- _INSTRUCTIONS TO FOLLOW_
Each line that holds the word "this" counts once; report the total and nothing else.

#### INFORMATION SUPPLIED ####

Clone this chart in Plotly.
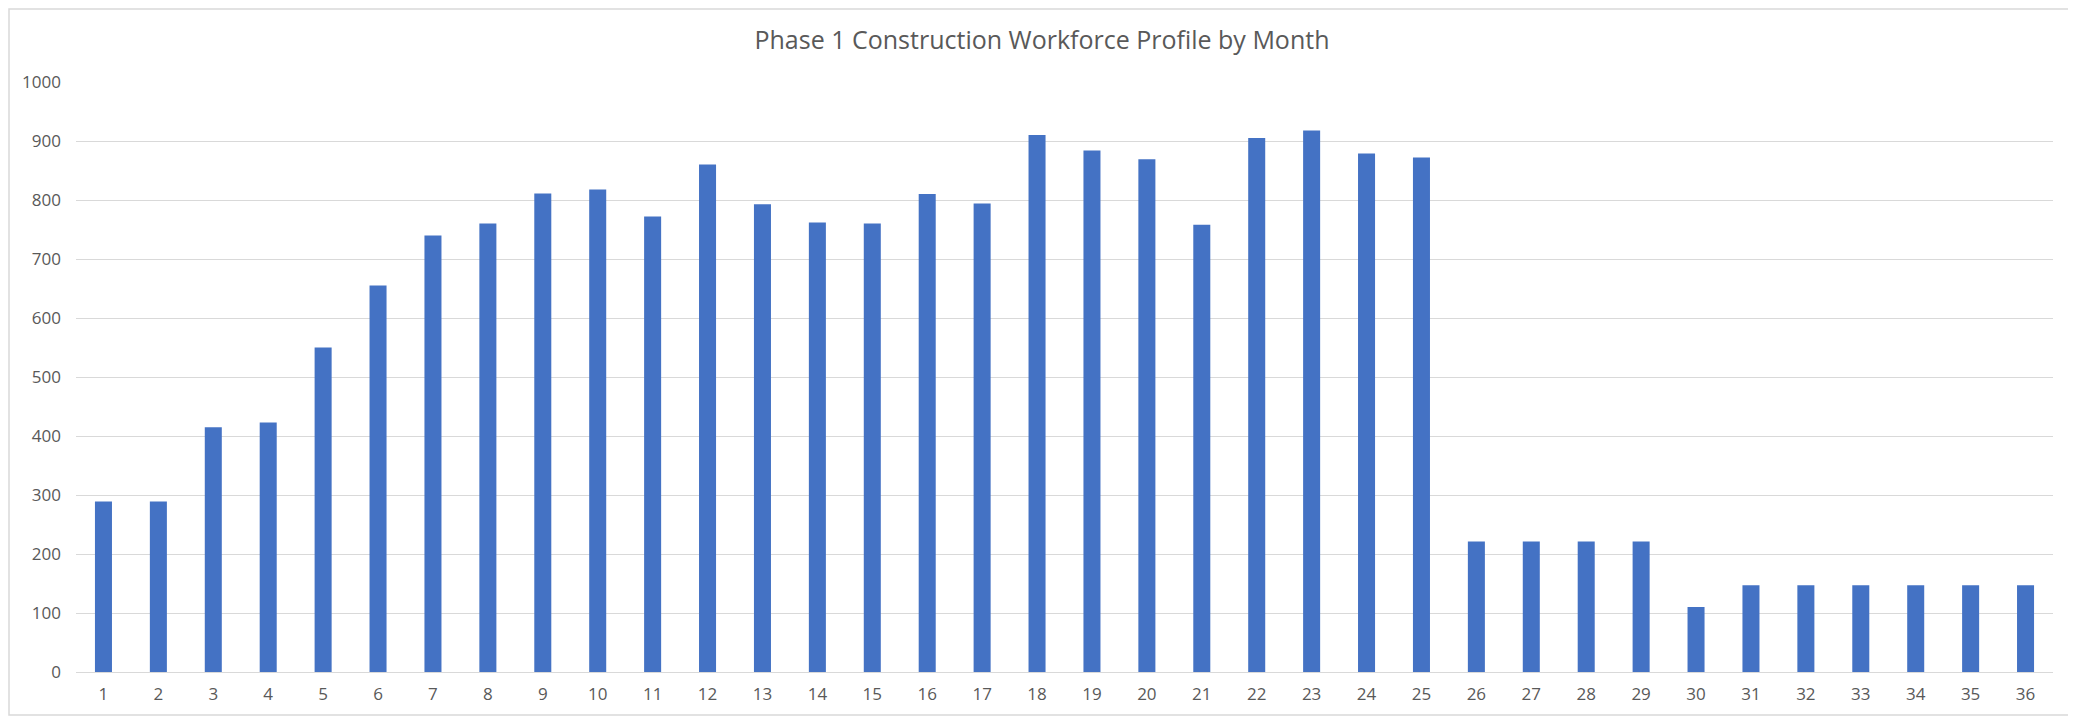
import plotly.graph_objects as go

months = [str(i) for i in range(1, 37)]
workforce = [289, 289, 415, 423, 550, 655, 740, 760, 811, 818, 772, 860,
             793, 762, 760, 810, 794, 910, 884, 869, 758, 905, 918, 879,
             872, 221, 221, 221, 221, 110, 147, 147, 147, 147, 147, 147]
y_ticks = [0, 100, 200, 300, 400, 500, 600, 700, 800, 900, 1000]

# page body has an 8px margin, so the figure is sized to fit the window
W, H = 2068, 709
ML, MR, MT, MB = 68, 23, 74, 45
pw, ph = W - ML - MR, H - MT - MB

fig = go.Figure(go.Bar(x=months, y=workforce, marker=dict(color="#4472C4", line=dict(width=0)),
                       hoverinfo="x+y"))

fig.update_layout(
    width=W, height=H,
    margin=dict(l=ML, r=MR, t=MT, b=MB),
    paper_bgcolor="white", plot_bgcolor="white",
    bargap=0.69,
    showlegend=False,
    font=dict(family="Open Sans", color="#595959"),
    title=dict(text="Phase 1 Construction Workforce Profile by Month",
               x=0.5, xanchor="center", y=1 - 32 / H, yanchor="middle",
               font=dict(family="Open Sans", size=25, color="#595959")),
    xaxis=dict(type="category", showgrid=False, showline=False, zeroline=False,
               tickfont=dict(size=17, color="#595959"), ticks="", ticklabelstandoff=10),
    yaxis=dict(range=[0, 1000], tickvals=y_ticks, showgrid=True, gridcolor="#d9d9d9",
               gridwidth=1.3, zeroline=True, zerolinecolor="#d9d9d9", zerolinewidth=1.3,
               showline=False, tickfont=dict(size=17, color="#595959"), ticks="",
               ticklabelstandoff=14),
    shapes=[dict(type="rect", xref="paper", yref="paper",
                 x0=(1 - ML) / pw, x1=(W - 2 - ML) / pw,
                 y0=-(MB - 2) / ph, y1=1 + (MT - 1) / ph,
                 line=dict(color="#d9d9d9", width=1.5), fillcolor="rgba(0,0,0,0)")],
)

fig.write_html("out.html")
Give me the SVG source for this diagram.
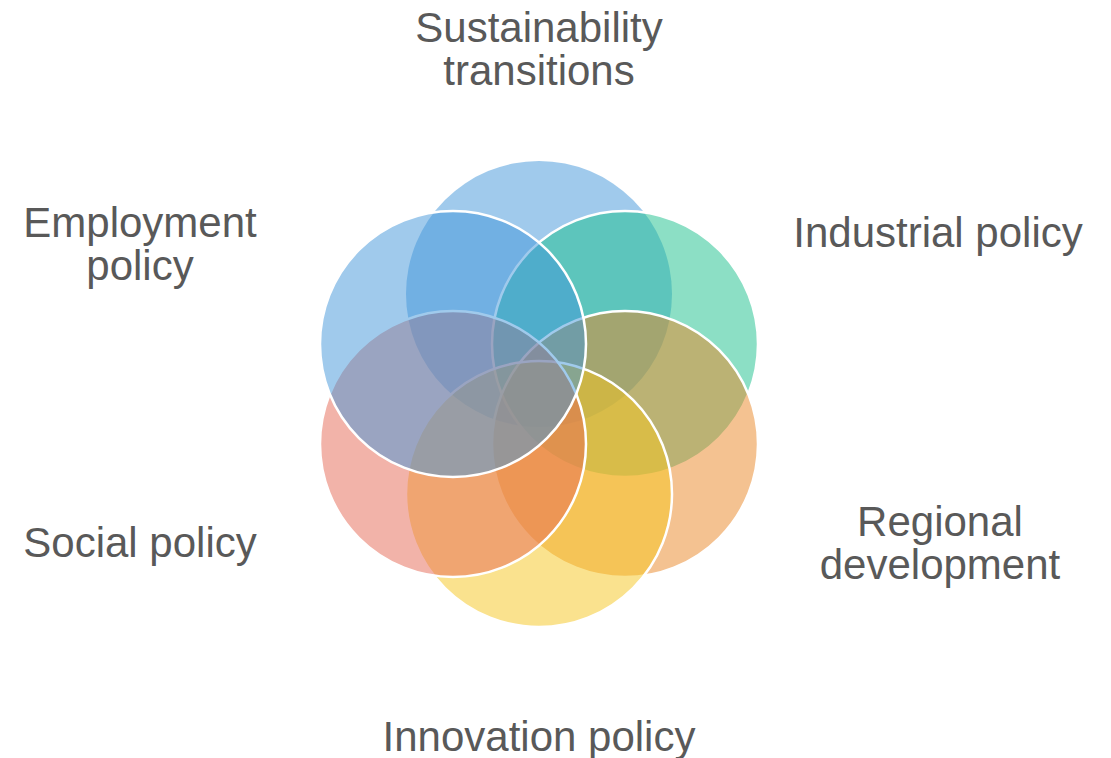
<svg xmlns="http://www.w3.org/2000/svg" width="1111" height="758" viewBox="0 0 1111 758">
<style>
.c{fill-opacity:0.5;stroke:#fff;stroke-width:2.5}
.t{font-family:"Liberation Sans",Arial,sans-serif;font-size:42px;fill:#595959;text-anchor:middle}
</style>
<rect width="1111" height="758" fill="#fff"/>
<g id="circle-sustainability"><circle cx="539" cy="294" r="133" fill="#4195D9" fill-opacity="0.5"/></g>
<g id="circle-industrial"><circle class="c" cx="625" cy="344" r="133" fill="#19BF8B"/></g>
<g id="circle-regional"><circle class="c" cx="625" cy="444" r="133" fill="#E98523"/></g>
<g id="circle-innovation"><circle class="c" cx="539" cy="494" r="133" fill="#F5C51D"/></g>
<g id="circle-social"><circle class="c" cx="453" cy="444" r="133" fill="#E56753"/></g>
<g id="circle-employment"><circle class="c" cx="453" cy="344" r="133" fill="#4195D9"/></g>
<g id="connectors"></g>
<g id="label-sustainability"><text class="t" x="539" y="42">Sustainability</text><text class="t" x="539" y="85">transitions</text></g>
<g id="label-industrial"><text class="t" x="938" y="247">Industrial policy</text></g>
<g id="label-regional"><text class="t" x="940" y="536">Regional</text><text class="t" x="940" y="579">development</text></g>
<g id="label-innovation"><text class="t" x="539" y="751">Innovation policy</text></g>
<g id="label-social"><text class="t" x="140" y="557">Social policy</text></g>
<g id="label-employment"><text class="t" x="140" y="237">Employment</text><text class="t" x="140" y="280">policy</text></g>
</svg>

####

- _TASK RESULT_
2